In 2014 (two years since I had first accessed my first Electronic Health Record), the content I found was no more complete. I signed out without doing anything. I did not access the portal again until June, 2016 so that I could have the latest information for this blog post. I have to admit that I wasn’t expecting the portal to have suddenly sprouted content that delivered Meaningful Use. To my surprise, there was in fact more information. I now found that multiple clinical summary reports from several office visits had found their way to the my Electronic Health Record. One of my visits was given two separate titles (one for the office visit and one for the laboratory tests). Laboratory test results finally after four years! My enthusiasm was short-lived after I downloaded and viewed the files and discovered that the separate PDF files turned out to be the same file with different names. Neither file contained the laboratory (urine, stool, and blood) results.
When I accessed the message center, I was told that communicating with the practice electronically was currently unavailable to me and I was instructed to use the telephone. Very interesting… In the Meaningful Use Final Rule (released in October 2015), patients must have the capability (which I do) to send and receive a secure electronic message with their provider (in 2015). Having the capability and making it inoperable for most of the patients would keep pesky patient questions to a minimum (time is money after all). For 2016, the Meaningful Use requirement calls for at least one patient to send or receive a message. I obviously was not to be the one patient in 2016. How there any healthcare providers who are practicing the spirit and not just the letter of Meaningful Use?

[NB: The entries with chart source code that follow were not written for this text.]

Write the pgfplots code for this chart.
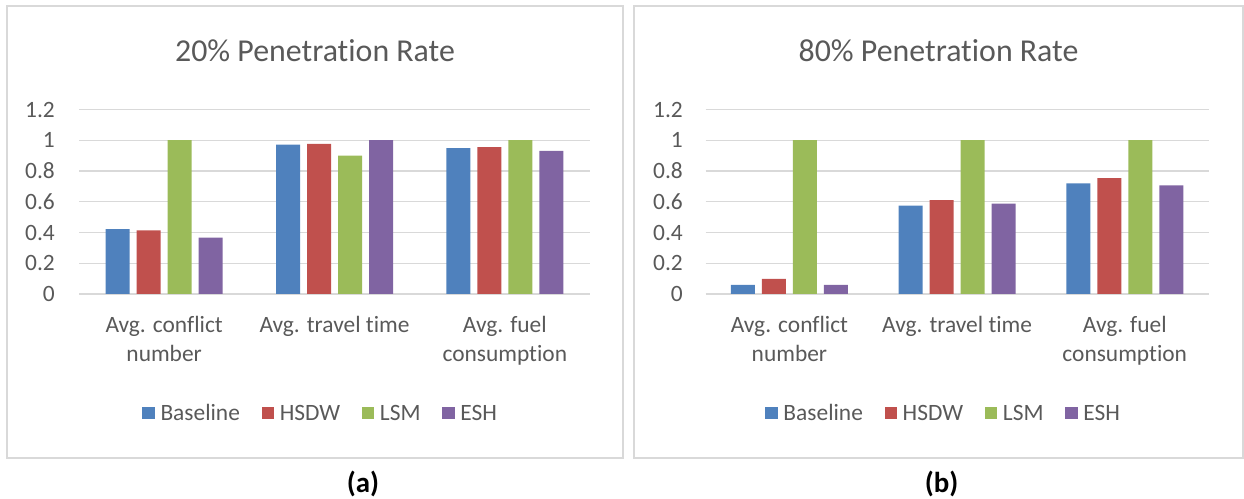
\documentclass[border=0pt]{standalone}
\usepackage{fontspec}
\setmainfont[Ligatures={NoCommon}]{Carlito}
\usepackage{pgfplots}
\usepackage{pgfplotstable}
\pgfplotsset{compat=1.18}
\definecolor{cBlue}{HTML}{4F81BD}
\definecolor{cRed}{HTML}{C0504D}
\definecolor{cGreen}{HTML}{9BBB59}
\definecolor{cPurple}{HTML}{8064A2}
\definecolor{txt}{HTML}{595959}
\definecolor{grd}{HTML}{D9D9D9}

\pgfplotstableread{
x base hsdw lsm esh
0 0.422 0.413 1 0.366
1 0.972 0.976 0.900 1
2 0.948 0.955 1 0.931
}\tabA
\pgfplotstableread{
x base hsdw lsm esh
0 0.059 0.098 1 0.059
1 0.575 0.611 1 0.587
2 0.719 0.754 1 0.706
}\tabB

\pgfplotsset{
  panel/.style={
    scale only axis, height=184.5bp,
    xmin=-0.5, xmax=2.5, ymin=0, ymax=1.2,
    ybar=7bp, bar width=24bp,
    axis line style={draw=none}, major tick length=0pt,
    ymajorgrids, grid style={draw=grd, line width=1.3bp},
    ytick={0,0.2,0.4,0.6,0.8,1,1.2},
    yticklabels={0,0.2,0.4,0.6,0.8,1,1.2},
    xtick={0,1,2},
    xticklabels={{Avg. conflict\\number},{Avg. travel time},{Avg. fuel\\consumption}},
    xticklabel style={align=center, font=\fontsize{23.5}{29}\selectfont, text=txt, inner sep=0pt, anchor=north, yshift=-22bp},
    yticklabel style={font=\fontsize{23.5}{28}\selectfont, text=txt, inner sep=0pt, anchor=east},
    legend columns=4,
    legend style={draw=none, fill=none, inner sep=0pt, outer sep=0pt,
      font=\fontsize{23.5}{28}\selectfont, text=txt, column sep=0pt,
      nodes={inner sep=0pt, text height=16.5bp, text depth=0pt, text=txt},
      cells={anchor=west}, anchor=west},
    every axis plot post/.append style={
      legend image code/.code={
        \path[draw=none, fill=none] (-21.6bp,0bp) -- (18.2bp,0bp);
        \fill[##1, draw=none] (0bp,-6.5bp) rectangle (12.5bp,5.7bp);
      }},
  }
}

\begin{document}
\begin{tikzpicture}
\path[use as bounding box] (0,0) rectangle (1244bp,499bp);
\draw[grd, line width=1.5bp] (7bp,41bp) rectangle (623bp,493bp);
\draw[grd, line width=1.5bp] (634bp,41bp) rectangle (1243bp,493bp);

\begin{axis}[panel, width=511bp, at={(79bp,205bp)}, anchor=south west,
  yticklabel style={xshift=-24bp},
  legend style={at={(0.0816,-0.642)}}]
\addplot[fill=cBlue, draw=none] table[x=x,y=base]{\tabA};
\addplot[fill=cRed, draw=none] table[x=x,y=hsdw]{\tabA};
\addplot[fill=cGreen, draw=none] table[x=x,y=lsm]{\tabA};
\addplot[fill=cPurple, draw=none] table[x=x,y=esh]{\tabA};
\legend{Baseline,HSDW,LSM,ESH}
\end{axis}

\begin{axis}[panel, width=503bp, at={(705.6bp,205bp)}, anchor=south west,
  yticklabel style={xshift=-22.6bp},
  legend style={at={(0.0757,-0.642)}}]
\addplot[fill=cBlue, draw=none] table[x=x,y=base]{\tabB};
\addplot[fill=cRed, draw=none] table[x=x,y=hsdw]{\tabB};
\addplot[fill=cGreen, draw=none] table[x=x,y=lsm]{\tabB};
\addplot[fill=cPurple, draw=none] table[x=x,y=esh]{\tabB};
\legend{Baseline,HSDW,LSM,ESH}
\end{axis}

\node[anchor=base, font=\fontsize{32}{37}\selectfont, text=txt] at (315bp,437bp) {20\% Penetration Rate};
\node[anchor=base, font=\fontsize{32}{37}\selectfont, text=txt] at (938.5bp,437bp) {80\% Penetration Rate};
\node[anchor=base, font=\bfseries\fontsize{29}{34}\selectfont] at (363bp,7bp) {(a)};
\node[anchor=base, font=\bfseries\fontsize{29}{34}\selectfont] at (941.7bp,7bp) {(b)};
\end{tikzpicture}
\end{document}
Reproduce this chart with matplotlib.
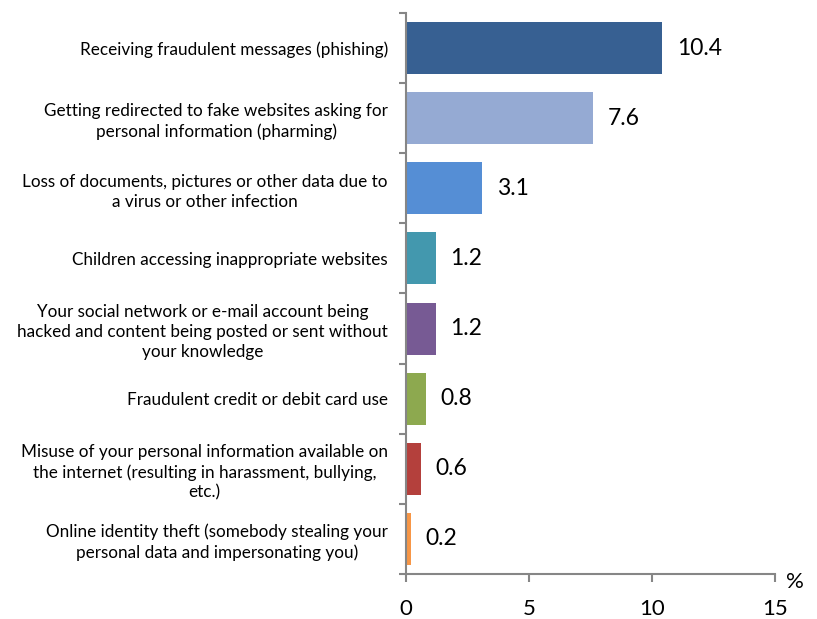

Meaningful Use requirements dictate that I receive a clinical summary of my visit within 3 business days. My incomplete clinical summaries did not appear for YEARS! In 2016, I do not have any test results in my Electronic Health Record even though this is a Stage 1 Meaningful Use requirement. Perhaps my doctor feels confident that erroneously labelled “test results” file will fool an unlikely audit event. This physician received $29,760 (in 2012-3) and $11,760 (in 2014-2015) in incentive payments (94% of the maximum allowed). I still have virtually non-existent shareable electronic health records as defined by my protected health information in my designated record set.
The Bottom Line
Many healthcare providers complain that patients do not want shareable electronic health records. If the untimely content available in the EHR patient portal I described above is at all representative of what they are placing on the portals, then it is a wonder to me that anyone wants them for anything but electronic messaging, setting up appointments, and e-prescribing. Any patient seeking timely shareable electronic health records would have abandoned accessing my first Electronic Health Record long before I did. Timeliness is not measured in YEARS but in days.